The revelations, which saw the bank’s share price crumble, rendered Bonnesen’s position untenable and she was fired.

Sweden’s financial regulator the following year fined the bank some 360 million euros and warned it to follow anti-money laundering laws.

Prosecutors later charged Bonnesen, accusing her of “intentionally or by aggravated negligence” providing false or misleading information about the steps the bank had taken to prevent and detect suspected money laundering.

Bonnesen, who risked two years in prison, denied all of the charges against her.

The court said that while some of the statements the former CEO made to media outlets had been “unclear and incomplete”, they did not amount to fraud.
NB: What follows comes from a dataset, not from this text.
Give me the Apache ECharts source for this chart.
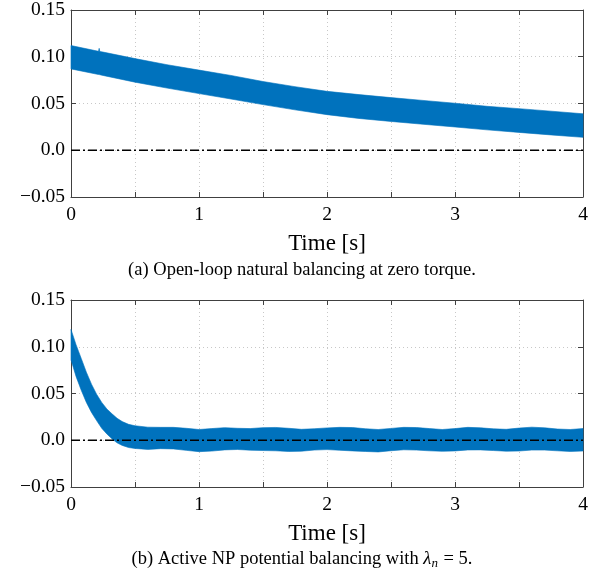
<!DOCTYPE html>
<html>
<head>
<meta charset="utf-8">
<script src="https://cdn.jsdelivr.net/npm/echarts@6/dist/echarts.min.js"></script>
<style>
  html, body { margin: 0; padding: 0; background: #fff; }
  #chart { width: 604px; height: 574px; }
</style>
</head>
<body>
<div id="chart"></div>
<script>
// (a) open-loop: envelope of the fast oscillation
const timeA = [0, 0.215, 0.22, 0.225, 0.25, 0.5, 0.75, 1.0, 1.25, 1.5, 1.75, 2.0, 2.25, 2.5, 2.75, 3.0, 3.25, 3.5, 3.75, 4.0]
const upperA = [0.112, 0.1058, 0.109, 0.1056, 0.105, 0.098, 0.0915, 0.0857, 0.080, 0.0735, 0.068, 0.063, 0.0595, 0.0563, 0.0533, 0.0503, 0.047, 0.0445, 0.0418, 0.039]
const lowerA = [0.087, 0.081, 0.0809, 0.0808, 0.080, 0.0728, 0.0665, 0.0606, 0.0548, 0.0488, 0.0432, 0.0381, 0.034, 0.0308, 0.0278, 0.0249, 0.0218, 0.0191, 0.0164, 0.0138]

// (b) active NP balancing
const timeB = [0, 0.04, 0.08, 0.12, 0.16, 0.2, 0.24, 0.28, 0.32, 0.36, 0.4, 0.45, 0.5,
  0.6, 0.7, 0.8, 0.9, 1.0, 1.1, 1.2, 1.3, 1.4, 1.5, 1.6, 1.7, 1.8, 1.9, 2.0,
  2.1, 2.2, 2.3, 2.4, 2.5, 2.6, 2.7, 2.8, 2.9, 3.0, 3.1, 3.2, 3.3, 3.4, 3.5,
  3.6, 3.7, 3.8, 3.9, 4.0]
const upperB = [0.1185, 0.102, 0.0875, 0.0728, 0.060, 0.0492, 0.0405, 0.0335, 0.0283, 0.0235, 0.020, 0.017, 0.0155,
  0.0140, 0.0138, 0.0138, 0.0128, 0.0115, 0.0125, 0.0135, 0.0128, 0.0125, 0.0135, 0.0137, 0.0128, 0.0117, 0.0123, 0.0132,
  0.0138, 0.0136, 0.0123, 0.0115, 0.0127, 0.0138, 0.0136, 0.0125, 0.0115, 0.0125, 0.0138, 0.0133, 0.0122, 0.0117, 0.0130,
  0.0140, 0.0133, 0.0120, 0.0115, 0.0125]
const lowerB = [0.086, 0.068, 0.0535, 0.0405, 0.0298, 0.021, 0.0128, 0.0068, 0.0015, -0.0028, -0.0055, -0.0078, -0.0088,
  -0.0098, -0.0090, -0.0093, -0.0108, -0.0122, -0.0116, -0.0103, -0.0099, -0.0106, -0.0110, -0.0113, -0.0120, -0.0117, -0.0105, -0.0100,
  -0.0107, -0.0114, -0.0120, -0.0125, -0.0112, -0.0102, -0.0105, -0.0113, -0.0118, -0.0114, -0.0104, -0.0103, -0.0110, -0.0117, -0.0115,
  -0.0105, -0.0105, -0.0113, -0.0120, -0.0115]

const refTime = [0, 4]
const refValue = [0, 0]

const xTicks = [0, 1, 2, 3, 4]
const captionA = '(a) Open-loop natural balancing at zero torque.'

const blue = '#0072BD'
const frame = '#404040'
const font = '"Liberation Serif", "DejaVu Serif", serif'

const grids = [
  { left: 71, top: 10, width: 512, height: 187 },
  { left: 71, top: 300, width: 512, height: 187 }
]

const yFmt = (v) => {
  if (Math.abs(v) < 1e-9) return '0.0'
  return (v < 0 ? '\u2212' : '') + Math.abs(v).toFixed(2)
}
const xFmt = (v) => (xTicks.includes(Math.round(v * 100) / 100) ? String(Math.round(v)) : '')

const makeX = (gi, pos) => ({
  type: 'value',
  gridIndex: gi,
  position: pos,
  min: 0,
  max: 4,
  interval: 0.5,
  name: pos === 'bottom' ? 'Time [s]' : '',
  nameLocation: 'middle',
  nameGap: 35,
  nameTextStyle: { fontFamily: font, fontSize: 23, color: '#000' },
  axisLine: { show: true, onZero: false, lineStyle: { color: frame, width: 1 } },
  axisTick: { show: true, inside: true, length: 5, lineStyle: { color: frame } },
  axisLabel: { show: pos === 'bottom', formatter: xFmt, margin: 8, fontFamily: font, fontSize: 19.5, color: '#000' },
  splitLine: { show: pos === 'bottom', lineStyle: { type: [1, 3], color: '#c8c8c8', width: 1 } }
})

const makeY = (gi, pos) => ({
  type: 'value',
  gridIndex: gi,
  position: pos,
  min: -0.05,
  max: 0.15,
  interval: 0.05,
  axisLine: { show: true, onZero: false, lineStyle: { color: frame, width: 1 } },
  axisTick: { show: true, inside: true, length: 5, lineStyle: { color: frame } },
  axisLabel: { show: pos === 'left', formatter: yFmt, margin: 6, fontFamily: font, fontSize: 19.5, color: '#000' },
  splitLine: { show: pos === 'left', lineStyle: { type: [1, 3], color: '#c8c8c8', width: 1 } }
})

// band between lower and upper envelope, drawn as one polygon through the axes
const bandSeries = (t, lo, hi, xi, yi) => ({
  type: 'custom',
  xAxisIndex: xi,
  yAxisIndex: yi,
  silent: true,
  encode: { x: 0, y: [1, 2] },
  data: t.map((x, i) => [x, lo[i], hi[i]]),
  renderItem: (params, api) => {
    if (params.dataIndex !== 0) return null
    const pts = []
    for (let i = 0; i < t.length; i++) pts.push(api.coord([t[i], hi[i]]))
    for (let i = t.length - 1; i >= 0; i--) pts.push(api.coord([t[i], lo[i]]))
    return {
      type: 'polygon',
      shape: { points: pts },
      style: { fill: blue, stroke: blue, lineWidth: 0.6 }
    }
  }
})

const refSeries = (xi, yi) => ({
  type: 'line',
  xAxisIndex: xi,
  yAxisIndex: yi,
  symbol: 'none',
  silent: true,
  z: 5,
  lineStyle: { color: '#000', width: 1.6, type: [9, 3, 2, 3] },
  data: refTime.map((x, i) => [x, refValue[i]])
})

const chart = echarts.init(document.getElementById('chart'), null, { renderer: 'canvas' })
chart.setOption({
  animation: false,
  backgroundColor: '#fff',
  title: [
    {
      text: captionA,
      left: 'center',
      top: 256,
      textStyle: { fontFamily: font, fontSize: 18.5, fontWeight: 'normal', color: '#000' }
    },
    {
      text: '(b) Active NP potential balancing with {i|\u03bb}{sub|n}{t| = 5.}',
      left: 'center',
      top: 543,
      textStyle: {
        fontFamily: font, fontSize: 18.5, fontWeight: 'normal', color: '#000',
        rich: {
          i: { fontFamily: font, fontSize: 18.5, fontStyle: 'italic', color: '#000' },
          sub: { fontFamily: font, fontSize: 13, fontStyle: 'italic', color: '#000', padding: [9, 1, 0, 0] },
          t: { fontFamily: font, fontSize: 18.5, color: '#000' }
        }
      }
    }
  ],
  grid: grids,
  xAxis: [makeX(0, 'bottom'), makeX(0, 'top'), makeX(1, 'bottom'), makeX(1, 'top')],
  yAxis: [makeY(0, 'left'), makeY(0, 'right'), makeY(1, 'left'), makeY(1, 'right')],
  series: [
    bandSeries(timeA, lowerA, upperA, 0, 0),
    refSeries(0, 0),
    bandSeries(timeB, lowerB, upperB, 2, 2),
    refSeries(2, 2)
  ]
})
</script>
</body>
</html>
“For criminal liability, it is not enough for someone to make a false statement or omit key information,” judge Malou Lindblom said, adding that any statement needed to be sufficient to influence recipients “in a certain direction”.

Bonnesen was also cleared of charges of revealing insider information by informing the bank’s main owners that the investigative documentary was coming.

The court said the former CEO had only revealed what she believed the documentary would cover, which was deemed too “imprecise” to be considered insider information.